_Excerpted data_.
################
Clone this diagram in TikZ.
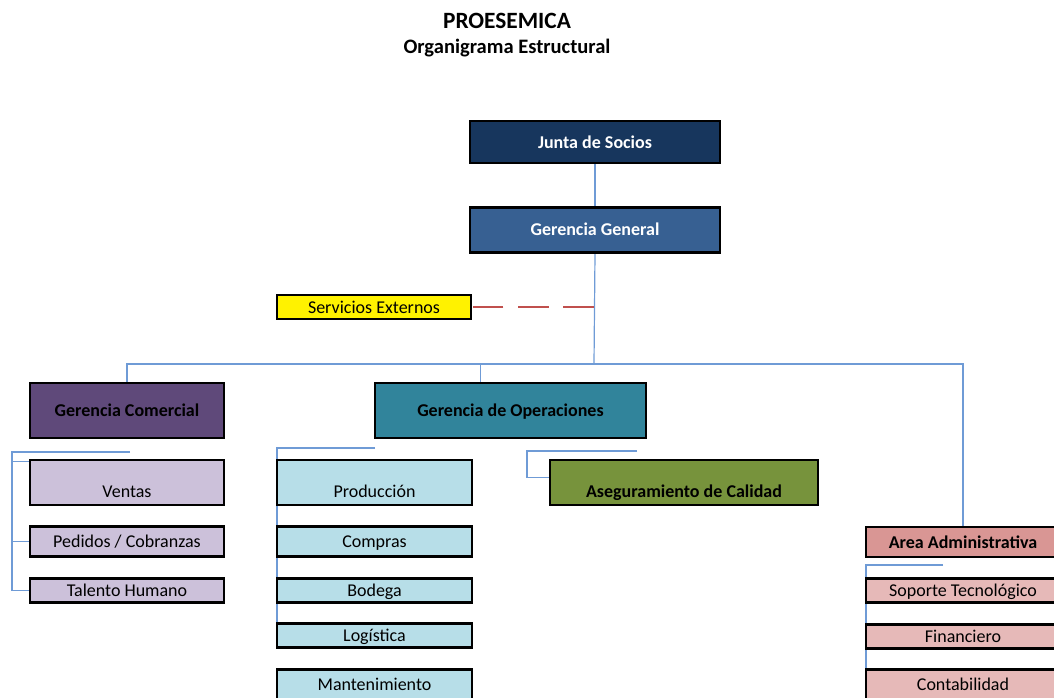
################
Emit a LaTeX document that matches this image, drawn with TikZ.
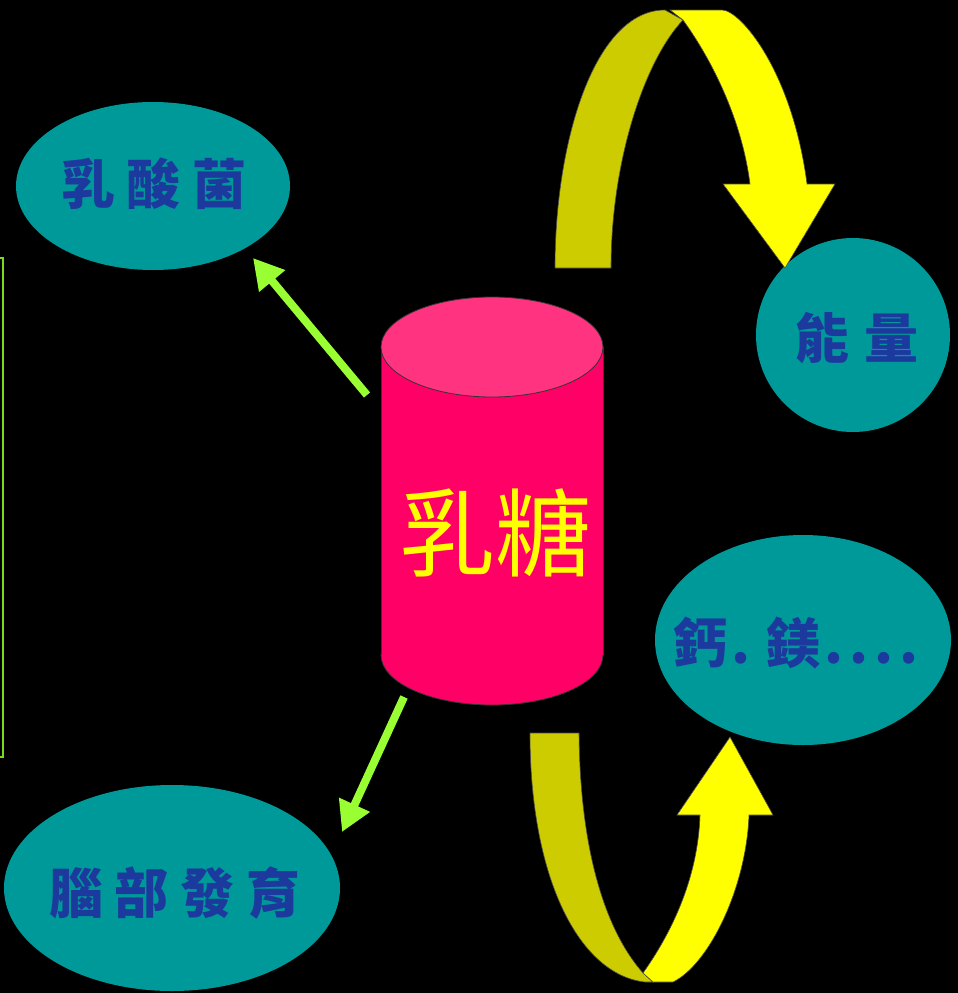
################
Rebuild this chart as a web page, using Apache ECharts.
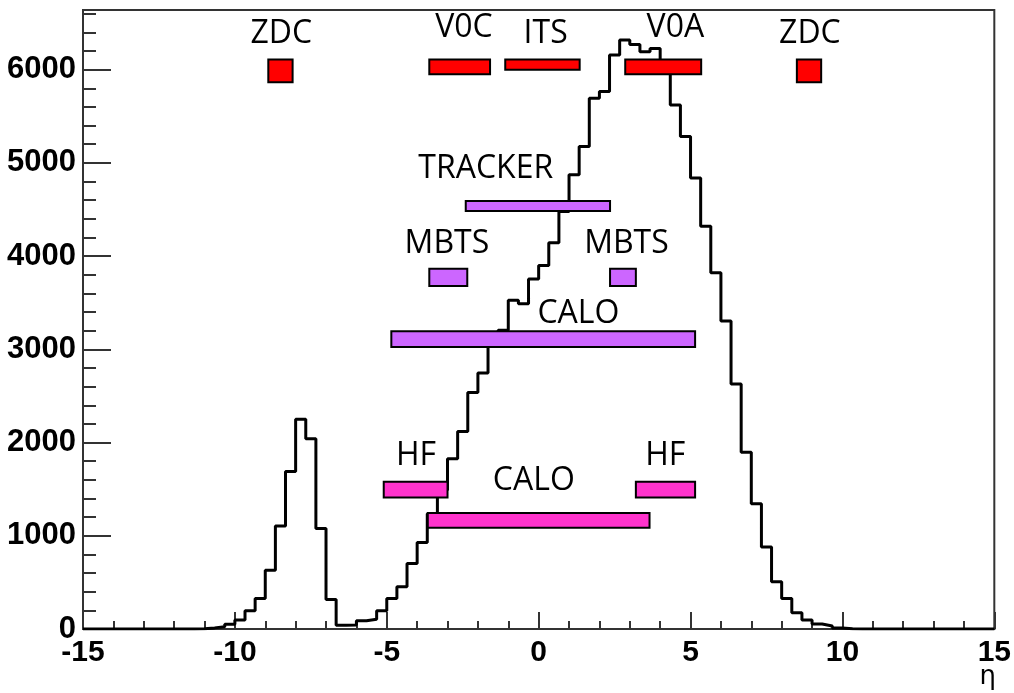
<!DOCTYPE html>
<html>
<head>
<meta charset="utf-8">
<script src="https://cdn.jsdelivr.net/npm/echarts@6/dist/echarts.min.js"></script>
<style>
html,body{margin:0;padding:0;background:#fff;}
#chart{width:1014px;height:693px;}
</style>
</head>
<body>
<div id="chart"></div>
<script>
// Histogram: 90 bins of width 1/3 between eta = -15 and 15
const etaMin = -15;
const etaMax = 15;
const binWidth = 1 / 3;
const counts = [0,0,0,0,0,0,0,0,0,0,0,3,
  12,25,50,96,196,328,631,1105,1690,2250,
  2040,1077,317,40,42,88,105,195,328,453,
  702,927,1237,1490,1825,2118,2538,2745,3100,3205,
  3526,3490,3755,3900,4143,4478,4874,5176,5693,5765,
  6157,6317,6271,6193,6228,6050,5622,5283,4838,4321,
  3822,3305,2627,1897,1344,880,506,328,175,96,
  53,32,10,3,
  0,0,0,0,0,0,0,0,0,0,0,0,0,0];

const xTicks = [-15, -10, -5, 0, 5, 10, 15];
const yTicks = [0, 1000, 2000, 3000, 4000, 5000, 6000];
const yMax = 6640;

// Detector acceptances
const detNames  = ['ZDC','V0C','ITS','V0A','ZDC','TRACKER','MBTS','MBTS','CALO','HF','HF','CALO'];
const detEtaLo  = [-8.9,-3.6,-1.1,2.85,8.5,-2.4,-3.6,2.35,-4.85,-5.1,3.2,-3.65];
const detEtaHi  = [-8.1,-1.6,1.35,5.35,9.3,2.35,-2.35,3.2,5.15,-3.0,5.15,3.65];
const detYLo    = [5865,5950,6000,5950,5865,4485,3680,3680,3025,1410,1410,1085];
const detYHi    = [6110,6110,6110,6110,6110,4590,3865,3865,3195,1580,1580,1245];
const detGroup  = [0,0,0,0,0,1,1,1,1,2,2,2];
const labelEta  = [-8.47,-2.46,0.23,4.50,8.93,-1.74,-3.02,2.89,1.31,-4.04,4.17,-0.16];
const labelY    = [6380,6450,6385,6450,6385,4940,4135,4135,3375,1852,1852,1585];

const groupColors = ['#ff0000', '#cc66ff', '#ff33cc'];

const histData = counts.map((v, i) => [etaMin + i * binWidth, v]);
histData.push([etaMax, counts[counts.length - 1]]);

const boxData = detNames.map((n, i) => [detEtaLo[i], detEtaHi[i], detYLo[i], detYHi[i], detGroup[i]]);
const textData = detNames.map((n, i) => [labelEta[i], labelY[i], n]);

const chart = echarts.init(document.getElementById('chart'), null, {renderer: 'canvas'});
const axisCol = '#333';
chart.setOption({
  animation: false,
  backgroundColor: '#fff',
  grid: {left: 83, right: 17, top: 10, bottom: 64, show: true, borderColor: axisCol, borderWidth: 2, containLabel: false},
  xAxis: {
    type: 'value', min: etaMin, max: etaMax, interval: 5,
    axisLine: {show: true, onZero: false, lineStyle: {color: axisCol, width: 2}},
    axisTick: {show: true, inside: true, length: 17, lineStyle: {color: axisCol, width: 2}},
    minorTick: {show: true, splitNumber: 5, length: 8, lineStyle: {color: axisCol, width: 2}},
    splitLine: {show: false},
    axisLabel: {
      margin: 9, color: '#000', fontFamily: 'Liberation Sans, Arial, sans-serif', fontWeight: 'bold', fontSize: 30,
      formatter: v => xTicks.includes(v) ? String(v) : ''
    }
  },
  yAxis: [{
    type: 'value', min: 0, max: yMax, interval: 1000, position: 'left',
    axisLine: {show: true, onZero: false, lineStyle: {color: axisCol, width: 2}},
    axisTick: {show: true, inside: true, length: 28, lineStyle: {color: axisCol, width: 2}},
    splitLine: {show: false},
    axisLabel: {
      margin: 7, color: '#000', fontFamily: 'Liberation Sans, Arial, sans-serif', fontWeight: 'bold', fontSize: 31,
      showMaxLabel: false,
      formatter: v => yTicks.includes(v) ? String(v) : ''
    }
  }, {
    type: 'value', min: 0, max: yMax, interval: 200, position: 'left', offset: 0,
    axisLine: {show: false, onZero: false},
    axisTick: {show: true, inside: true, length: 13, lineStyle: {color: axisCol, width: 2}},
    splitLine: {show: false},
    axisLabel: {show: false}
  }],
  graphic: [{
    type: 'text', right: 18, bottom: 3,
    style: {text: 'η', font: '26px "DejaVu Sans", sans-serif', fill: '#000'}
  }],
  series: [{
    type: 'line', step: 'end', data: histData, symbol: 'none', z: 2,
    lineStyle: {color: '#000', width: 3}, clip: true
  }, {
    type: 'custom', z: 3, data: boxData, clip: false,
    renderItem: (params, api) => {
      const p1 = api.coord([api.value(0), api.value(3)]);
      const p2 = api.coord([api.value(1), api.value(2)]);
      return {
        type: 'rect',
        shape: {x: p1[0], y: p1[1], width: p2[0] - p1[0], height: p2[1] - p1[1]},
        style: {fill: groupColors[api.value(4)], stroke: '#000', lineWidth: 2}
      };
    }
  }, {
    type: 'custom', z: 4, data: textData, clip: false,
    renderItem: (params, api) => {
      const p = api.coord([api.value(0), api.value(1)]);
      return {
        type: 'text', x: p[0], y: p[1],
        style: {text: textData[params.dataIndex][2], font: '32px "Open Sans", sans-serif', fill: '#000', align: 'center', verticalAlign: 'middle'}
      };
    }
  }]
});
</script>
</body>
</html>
################
_Exercise_. Collect from the data above every line that includes "TikZ".

_Correct result_.
Clone this diagram in TikZ.
Emit a LaTeX document that matches this image, drawn with TikZ.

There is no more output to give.